Figure scripts
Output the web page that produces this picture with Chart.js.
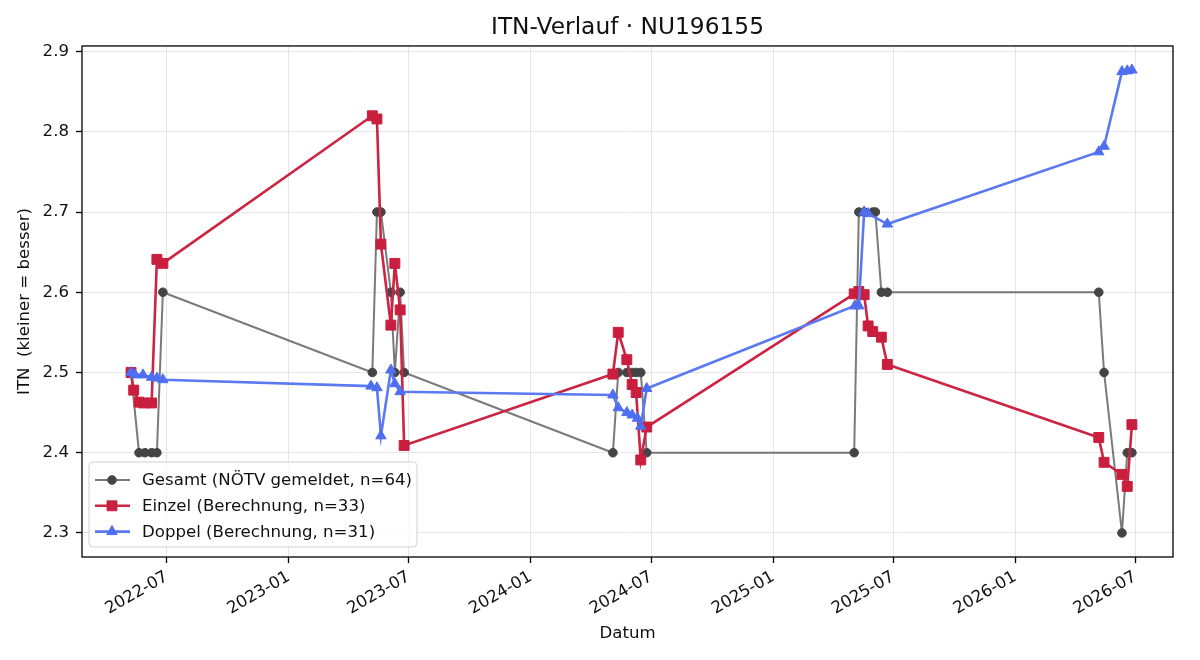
<!DOCTYPE html>
<html lang="de">
<head>
  <meta charset="UTF-8">
  <title>ITN-Verlauf · NU196155</title>
  <script src="https://cdn.jsdelivr.net/npm/chart.js"></script>
  <style>
    body { margin: 0; background: #fff; }
    #wrap { width: 1200px; height: 660px; }
  </style>
</head>
<body>
  <div id="wrap"><canvas id="itnChart" width="1200" height="660"></canvas></div>

  <script>
    const FONT = "'DejaVu Sans', sans-serif";

    // Gesamt (NÖTV gemeldet)
    const gesamtDates = [
      '2022-05-08', '2022-05-20', '2022-05-29', '2022-06-08', '2022-06-16', '2022-06-25',
      '2023-05-07', '2023-05-14', '2023-05-20', '2023-06-04', '2023-06-10', '2023-06-18', '2023-06-24',
      '2024-05-04', '2024-05-12', '2024-05-25', '2024-06-02', '2024-06-08', '2024-06-15', '2024-06-24',
      '2025-05-03', '2025-05-10', '2025-05-18', '2025-05-31', '2025-06-04', '2025-06-13', '2025-06-22',
      '2026-05-07', '2026-05-15', '2026-06-11', '2026-06-19', '2026-06-26'
    ];
    const gesamtValues = [
      2.5, 2.4, 2.4, 2.4, 2.4, 2.6,
      2.5, 2.7, 2.7, 2.6, 2.5, 2.6, 2.5,
      2.4, 2.5, 2.5, 2.5, 2.5, 2.5, 2.4,
      2.4, 2.7, 2.7, 2.7, 2.7, 2.6, 2.6,
      2.6, 2.5, 2.3, 2.4, 2.4
    ];

    // Einzel (Berechnung)
    const einzelDates = [
      '2022-05-08', '2022-05-12', '2022-05-20', '2022-05-27', '2022-06-08', '2022-06-16', '2022-06-25',
      '2023-05-07', '2023-05-14', '2023-05-20', '2023-06-04', '2023-06-10', '2023-06-18', '2023-06-24',
      '2024-05-04', '2024-05-12', '2024-05-25', '2024-06-02', '2024-06-08', '2024-06-15', '2024-06-24',
      '2025-05-03', '2025-05-10', '2025-05-18', '2025-05-24', '2025-05-31', '2025-06-13', '2025-06-22',
      '2026-05-07', '2026-05-15', '2026-06-11', '2026-06-19', '2026-06-26'
    ];
    const einzelValues = [
      2.5, 2.478, 2.463, 2.462, 2.462, 2.641, 2.636,
      2.82, 2.816, 2.66, 2.559, 2.636, 2.578, 2.409,
      2.498, 2.55, 2.516, 2.485, 2.475, 2.391, 2.432,
      2.598, 2.601, 2.597, 2.558, 2.551, 2.544, 2.51,
      2.419, 2.388, 2.373, 2.358, 2.435
    ];

    // Doppel (Berechnung)
    const doppelDates = [
      '2022-05-08', '2022-05-14', '2022-05-26', '2022-06-08', '2022-06-16', '2022-06-25',
      '2023-05-05', '2023-05-14', '2023-05-20', '2023-06-04', '2023-06-10', '2023-06-18',
      '2024-05-04', '2024-05-12', '2024-05-25', '2024-06-02', '2024-06-10', '2024-06-15', '2024-06-24',
      '2025-05-04', '2025-05-10', '2025-05-18', '2025-05-24', '2025-06-22',
      '2026-05-07', '2026-05-15', '2026-06-11', '2026-06-19', '2026-06-26'
    ];
    const doppelValues = [
      2.5, 2.497, 2.497, 2.494, 2.493, 2.491,
      2.483, 2.481, 2.421, 2.503, 2.486, 2.476,
      2.472, 2.456, 2.45, 2.447, 2.443, 2.433, 2.48,
      2.583, 2.583, 2.7, 2.698, 2.685,
      2.775, 2.782, 2.875, 2.876, 2.877
    ];

    const xTickLabels = ['2022-07', '2023-01', '2023-07', '2024-01', '2024-07', '2025-01', '2025-07', '2026-01', '2026-07'];
    const yTicks = [2.3, 2.4, 2.5, 2.6, 2.7, 2.8, 2.9];
    const xRange = ['2022-02-23', '2026-08-27'];
    const yRange = [2.27, 2.907];

    function toTime(s) {
      const [y, m, d] = s.split('-').map(Number);
      return Date.UTC(y, m - 1, d || 1);
    }
    function pairs(dates, values) {
      return dates.map((d, i) => ({ x: toTime(d), y: values[i] }));
    }
    function fmtMonth(v) {
      const d = new Date(v);
      return d.getUTCFullYear() + '-' + String(d.getUTCMonth() + 1).padStart(2, '0');
    }

    const series = [
      {
        label: 'Gesamt (NÖTV gemeldet, n=64)',
        data: pairs(gesamtDates, gesamtValues),
        borderColor: 'rgba(85,85,85,0.78)',
        borderWidth: 2,
        pointStyle: 'circle',
        pointRadius: 4.3,
        pointBackgroundColor: '#444444',
        pointBorderColor: '#444444',
        pointBorderWidth: 1,
        order: 3
      },
      {
        label: 'Einzel (Berechnung, n=33)',
        data: pairs(einzelDates, einzelValues),
        borderColor: '#cc2443',
        borderWidth: 2.6,
        pointStyle: 'rect',
        pointRadius: 7,
        pointBackgroundColor: '#c91e3e',
        pointBorderColor: '#c91e3e',
        pointBorderWidth: 1,
        order: 2
      },
      {
        label: 'Doppel (Berechnung, n=31)',
        data: pairs(doppelDates, doppelValues),
        borderColor: '#5b79f1',
        borderWidth: 2.6,
        pointStyle: 'triangle',
        pointRadius: 6,
        pointBackgroundColor: '#4f6ff0',
        pointBorderColor: '#4f6ff0',
        pointBorderWidth: 1,
        order: 1
      }
    ];

    // frame (all four spines) and the legend box inside the plot, lower left
    const frameAndLegend = {
      id: 'frameAndLegend',
      afterDatasetsDraw(chart) {
        const ctx = chart.ctx;
        const a = chart.chartArea;
        ctx.save();
        ctx.strokeStyle = '#000';
        ctx.lineWidth = 1.3;
        ctx.strokeRect(a.left, a.top, a.right - a.left, a.bottom - a.top);

        const bx = a.left + 7, bw = 328, bh = 85;
        const by = a.bottom - 10 - bh;
        ctx.beginPath();
        ctx.roundRect(bx, by, bw, bh, 4);
        ctx.fillStyle = 'rgba(255,255,255,0.8)';
        ctx.fill();
        ctx.strokeStyle = '#d0d0d0';
        ctx.lineWidth = 1;
        ctx.stroke();

        ctx.font = '16.6px ' + FONT;
        ctx.textBaseline = 'middle';
        ctx.textAlign = 'left';
        series.forEach((s, i) => {
          const y = by + 18 + i * 25.8;
          ctx.strokeStyle = s.borderColor;
          ctx.lineWidth = s.borderWidth;
          ctx.beginPath();
          ctx.moveTo(bx + 6, y);
          ctx.lineTo(bx + 41, y);
          ctx.stroke();
          ctx.fillStyle = s.pointBackgroundColor;
          ctx.strokeStyle = s.pointBorderColor;
          ctx.lineWidth = 1;
          Chart.helpers.drawPoint(ctx, { pointStyle: s.pointStyle, radius: s.pointRadius, rotation: 0, borderWidth: 1 }, bx + 23, y);
          ctx.fillStyle = '#111';
          ctx.fillText(s.label, bx + 53, y + 1);
        });
        ctx.restore();
      }
    };

    const ctx = document.getElementById('itnChart').getContext('2d');
    new Chart(ctx, {
      type: 'line',
      data: { datasets: series.map(s => Object.assign({ fill: false, tension: 0 }, s)) },
      options: {
        responsive: false,
        animation: false,
        devicePixelRatio: 1,
        layout: { padding: { left: 0, right: 27, top: 0, bottom: 0 } },
        plugins: {
          legend: { display: false },
          tooltip: { enabled: false },
          title: {
            display: true,
            fullSize: false,
            text: 'ITN-Verlauf · NU196155',
            color: '#111',
            font: { family: FONT, size: 23.3, weight: 'normal' },
            padding: { top: 14, bottom: 4 }
          }
        },
        scales: {
          x: {
            type: 'linear',
            min: toTime(xRange[0]),
            max: toTime(xRange[1]),
            afterBuildTicks: scale => { scale.ticks = xTickLabels.map(t => ({ value: toTime(t) })); },
            afterFit: scale => { scale.height = 103; },
            border: { display: false },
            grid: { color: '#e6e6e6', lineWidth: 1, tickColor: '#000', tickLength: 6, tickWidth: 1.3 },
            ticks: {
              autoSkip: false,
              minRotation: 30,
              maxRotation: 30,
              padding: 4,
              color: '#111',
              font: { family: FONT, size: 16.6 },
              callback: v => fmtMonth(v)
            },
            title: {
              display: true,
              text: 'Datum',
              color: '#111',
              font: { family: FONT, size: 16.6 },
              padding: { top: 0, bottom: 16 }
            }
          },
          y: {
            min: yRange[0],
            max: yRange[1],
            afterBuildTicks: scale => { scale.ticks = yTicks.map(v => ({ value: v })); },
            afterFit: scale => { scale.width = 82; },
            border: { display: false },
            grid: { color: '#e6e6e6', lineWidth: 1, tickColor: '#000', tickLength: 6, tickWidth: 1.3 },
            ticks: {
              padding: 7,
              color: '#111',
              font: { family: FONT, size: 16.6 },
              callback: v => v.toFixed(1)
            },
            title: {
              display: true,
              text: 'ITN  (kleiner = besser)',
              color: '#111',
              font: { family: FONT, size: 16.6 },
              padding: { top: 15, bottom: 0 }
            }
          }
        }
      },
      plugins: [frameAndLegend]
    });
  </script>
</body>
</html>
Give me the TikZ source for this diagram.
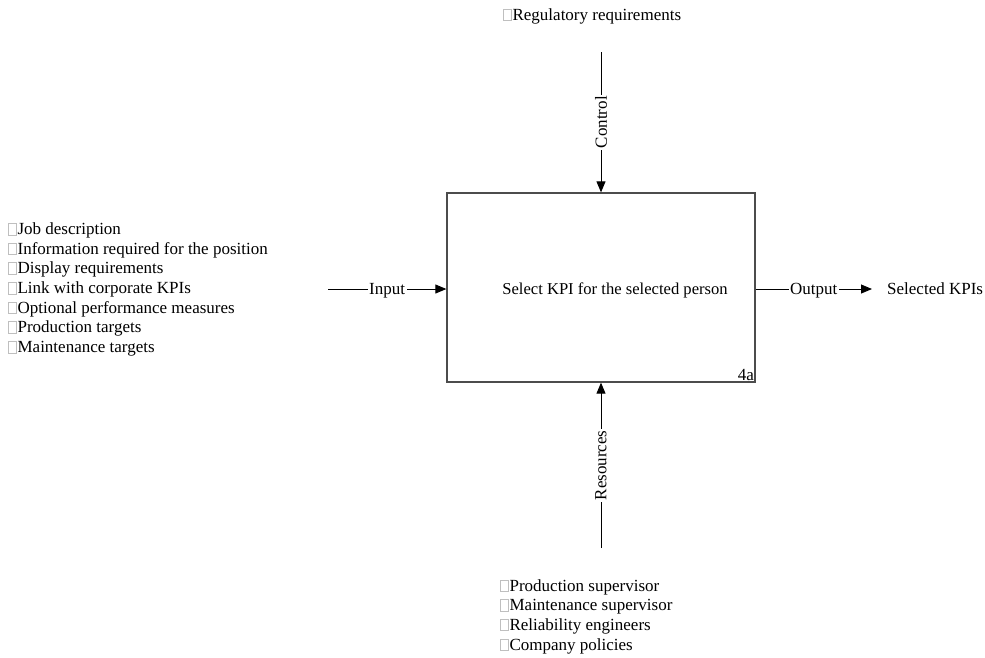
\documentclass[tikz,border=0pt]{standalone}
\usepackage{fontspec}
\setmainfont{Liberation Serif}
\usetikzlibrary{arrows.meta}
% empty placeholder box printed in front of each list item
\newcommand\tofu{{\color{black!25}\setlength\fboxsep{0pt}\setlength\fboxrule{0.45pt}\fbox{\rule{0pt}{11pt}\hspace{7.5pt}}}\kern1pt}
\begin{document}
\begin{tikzpicture}[x=1pt,y=-1pt,
  font=\fontsize{17}{19.7}\selectfont,
  act/.style={draw=black!70, line width=1.3pt, minimum width=308pt, minimum height=189pt, inner sep=0pt},
  flow/.style={draw=black, line width=0.9pt, -{Triangle[length=11pt,width=9pt]}},
  lbl/.style={fill=white, inner sep=1.5pt},
  hlbl/.style={lbl, yshift=-2pt},
  list/.style={align=left, inner sep=0pt, anchor=west}]
\useasboundingbox (0,0) rectangle (985,657);

% activity box
\node[act] (A) at (601,287.5) {};
\node[inner sep=0pt, font=\fontsize{16.6}{19.7}\selectfont] (Atitle) at (615,290) {Select KPI for the selected person};
\node[anchor=south east, inner sep=1.5pt] (num) at (A.south east) {4a};

% free ends of the ICOM arrows
\coordinate (inS) at (328,289);
\coordinate (outE) at (872,289);
\coordinate (ctS) at (601,52);
\coordinate (rsS) at (601,548);

\draw[flow] (inS) -- node[hlbl] {Input} (inS -| A.west);
\draw[flow] (A.east |- outE) -- node[hlbl] {Output} (outE);
\draw[flow] (ctS) -- node[lbl, rotate=90] {Control} (ctS |- A.north);
\draw[flow] (rsS) -- node[lbl, rotate=90] {Resources} (rsS |- A.south);

% lists of inputs, outputs, controls and mechanisms
\node[list, font=\fontsize{17}{19.67}\selectfont] (inputs) at (8,289.5) {\tofu Job description\\
\tofu Information required for the position\\
\tofu Display requirements\\
\tofu Link with corporate KPIs\\
\tofu Optional performance measures\\
\tofu Production targets\\
\tofu Maintenance targets};
\node[list] (outputs) at (887,289) {Selected KPIs};
\node[list] (controls) at (503,16) {\tofu Regulatory requirements};
\node[list] (mechs) at (500,616.5) {\tofu Production supervisor\\
\tofu Maintenance supervisor\\
\tofu Reliability engineers\\
\tofu Company policies};
\end{tikzpicture}
\end{document}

**Written task:** Where a line above includes "this", copy that line.

**Solution:**
Output the web page that produces this picture with Chart.js.
Give me the TikZ source for this diagram.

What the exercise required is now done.